Closed subbyte closed 9 months ago

subbyte commented 10 months ago

Description

I edited the test for InitVar and remove the default value of the InitVar. Then the test failed.

What I Did

Here's my entire Python script:

#!/usr/bin/env python
from mashumaro import DataClassDictMixin
from dataclasses import dataclass, InitVar

@dataclass
class DataClass(DataClassDictMixin):
    x: InitVar[int]
    y: int = None

    def __post_init__(self, x: int):
        if self.y is None and x is not None:
            self.y = x

assert DataClass(1).to_dict() == {"y": 1}
assert DataClass.from_dict({"x": 1}) == DataClass(1)

Error:

Traceback (most recent call last):
  File ".../dataclass/b.py", line 14, in <module>
    assert DataClass.from_dict({"x": 1}) == DataClass(1)
           ^^^^^^^^^^^^^^^^^^^^^^^^^^^^^
  File "<string>", line 17, in __mashumaro_from_dict__
TypeError: DataClass.__init__() missing 1 required positional argument: 'x'

I hope there is no error.

subbyte commented 10 months ago

Another related thing that confuses me:

from mashumaro import DataClassDictMixin
from dataclasses import dataclass, InitVar, field

@dataclass
class DataClass(DataClassDictMixin):
    x: InitVar[int] = 0
    y: int = field(init=False)

    def __post_init__(self, x: int):
        self.y = x + 5

assert DataClass(1).to_dict() == {"y": 6}
print(DataClass.from_dict({"x": 10}))
print(DataClass.from_dict({"y": 10}))

It outputs

DataClass(y=5)
DataClass(y=5)

Does this indicate the from_dict() does not really take the argument?

Fatal1ty commented 9 months ago

Hi @subbyte

InitVar fields are skipped intentionally from version 1.7. As far as I remember, it was made simply to keep the symmetry — by default what you pass to from_dict() should be equal to what you get from to_dict(). However, I agree that it's confusing in your case. Could you give more information about the problem you're solving with InitVar?

subbyte commented 9 months ago

Thanks for your quick reply @Fatal1ty !

I use InitVar basically as a way to customize the constructor of the object. My original plan to create a Source class that has two fields: scheme and path. But to initialize a Source object, people usually give the entire URI like scheme://path, so the class needs to split the uri into two fields to create the Source object.

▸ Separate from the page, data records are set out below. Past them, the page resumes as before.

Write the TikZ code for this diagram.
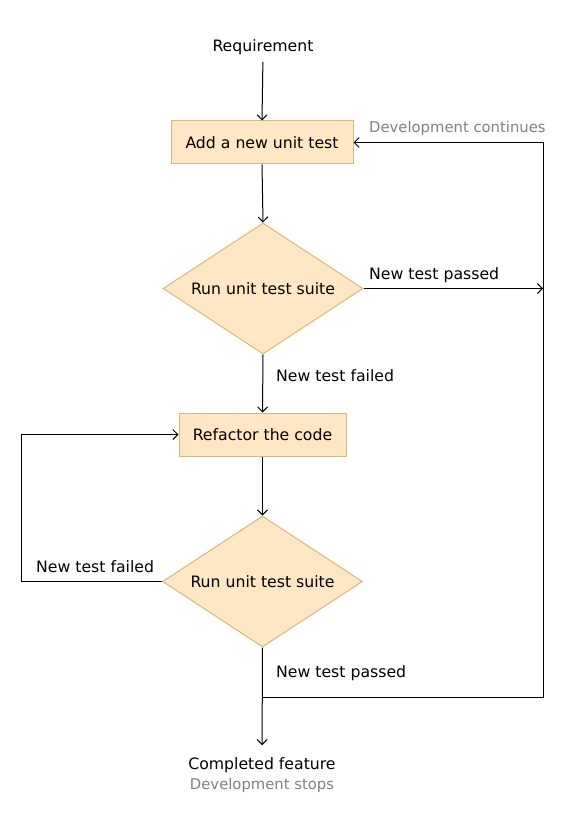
\documentclass[tikz,border=0pt]{standalone}
\usepackage{fontspec}
\setmainfont{DejaVu Sans}
\usetikzlibrary{shapes.geometric,arrows.meta}
\definecolor{boxfill}{HTML}{FFE6C4}
\definecolor{boxline}{HTML}{D8B77C}
\definecolor{note}{HTML}{808080}
\begin{document}
\begin{tikzpicture}[x=1pt,y=-1pt,
  every node/.style={font=\fontsize{15.7}{18}\selectfont, inner sep=0pt},
  procbox/.style={draw=boxline, fill=boxfill, line width=1pt, rectangle, minimum height=43pt},
  decision/.style={draw=boxline, fill=boxfill, line width=1pt, diamond, shape aspect=1.527, minimum width=200pt, minimum height=131pt},
  flow/.style={draw=black, line width=1pt, -{Straight Barb[length=5pt,width=10pt]}},
  lbl/.style={anchor=west},
  grey/.style={text=note, font=\fontsize{14.8}{17}\selectfont}]
\useasboundingbox (0,0) rectangle (578,821);
\node (req) at (263,47) {Requirement};
\node[procbox, minimum width=182pt] (add) at (262,142.5) {Add a new unit test};
\node[decision] (run1) at (263,288.5) {Run unit test suite};
\node[procbox, minimum width=167pt] (ref) at (262.5,434.5) {Refactor the code};
\node[decision] (run2) at (262.5,581.5) {Run unit test suite};
\node (done) at (262,765) {Completed feature};
\node[grey] (stops) at (262,785) {Development stops};
\coordinate (br) at (543,697);
\coordinate (mj) at (262.5,697);

\node[lbl] (l1) at (369,275) {New test passed};
\node[lbl, grey] (l2) at (369,128) {Development continues};
\node[lbl] (l3) at (276,376) {New test failed};
\node[lbl] (l4) at (36,567) {New test failed};
\node[lbl] (l5) at (276,673) {New test passed};

\draw[flow, shorten <=7pt] (req.south) -- (add.north);
\draw[flow] (add.south) -- (run1.north);
\draw[flow] (run1.east) -- (run1.east -| br);
\draw[flow] (run1.south) -- (ref.north);
\draw[flow] (ref.south) -- (run2.north);
\draw[flow] (run2.west) -- ++(-141,0) |- (ref.west);
\draw[flow, shorten >=12pt] (run2.south) -- (done.north);
\draw[flow] (mj) -- (br) -- (br |- add.east) -- (add.east);
\end{tikzpicture}
\end{document}
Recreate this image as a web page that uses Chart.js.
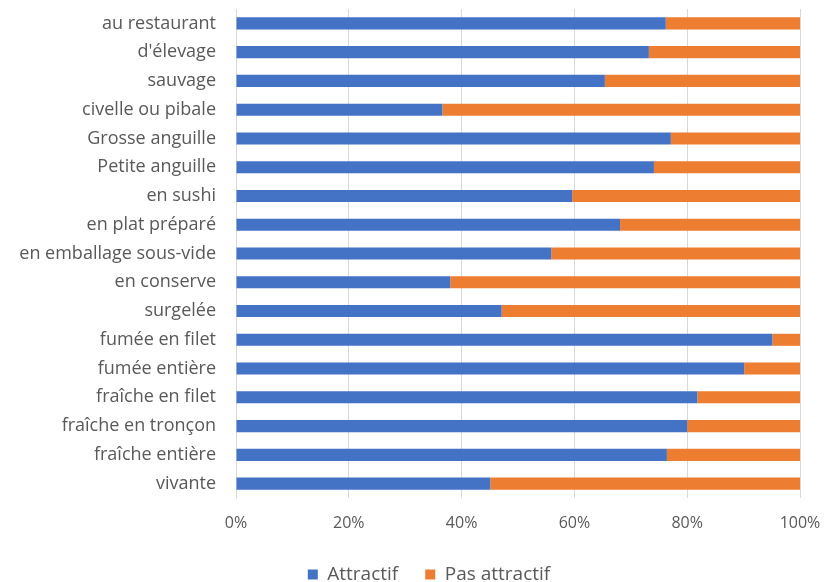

Of course I'd like to use mashumaro for serialization and deserialization.

Here's something in my mind:

@dataclass
class Source(DataClassJSONMixin):
    uri: InitVar[str]
    interface: str = field(init=False)
    datasource: str = field(init=False)

    def __post_init__(self, uri):
        xs = uri.split("://")
        if len(xs) != 2:
            raise Exception(uri)
        else:
            self.interface = xs[0]
            self.datasource = xs[1]

Can we serialize/deserialize such object using mashumaro?

Fatal1ty commented 9 months ago

You can override deserialization in this way:

from mashumaro.types import SerializableType

@dataclass
class Source(DataClassJSONMixin, SerializableType):  # <- add SerializableType
    uri: InitVar[str]
    interface: str = field(init=False)
    datasource: str = field(init=False)

    def __post_init__(self, uri):
        xs = uri.split("://")
        if len(xs) != 2:
            raise Exception(uri)
        else:
            self.interface = xs[0]
            self.datasource = xs[1]

    def _serialize(self) -> Any:
        return self.to_dict()

    @classmethod
    def _deserialize(cls, value: dict[str, str]) -> Any:
        return cls(f"{value['interface']}://{value['datasource']}")  # <- join the parts here

After these modifications Source will be (de)serializable if it's used as a dependency for other types. The drawback is that Source.from_dict itself will still result in an error. If you need to use Source as the root model and you need to be able to deserialize it, I would recommend you to wait for the upcoming release that will add the codecs feature:

from mashumaro.codecs.basic import BasicDecoder
from mashumaro.codecs.json import JSONDecoder

basic_decoder = BasicDecoder(Source)
json_decoder = JSONDecoder(Source)

source = Source("http://localhost")
assert basic_decoder.decode({'interface': 'http', 'datasource': 'localhost'}) == source
assert json_decoder.decode('{"interface": "http", "datasource": "localhost"}') == source
Fatal1ty commented 9 months ago

people usually give the entire URI like scheme://path

Why not let users do both? It will be very easy:

@dataclass
class Source(DataClassJSONMixin):
    uri: InitVar[str | None] = None
    interface: str = ""
    datasource: str = ""

    def __post_init__(self, uri: str | None):
        if uri is None:
            if not interface and not datasource:
                raise ValueError
            return
        xs = uri.split("://")
        if len(xs) != 2:
            raise Exception(uri)
        else:
            self.interface = xs[0]
            self.datasource = xs[1]

obj = Source("http://localhost")
assert Source.from_json(obj.to_json())
subbyte commented 9 months ago

Good idea! Thanks for the suggestion, it works!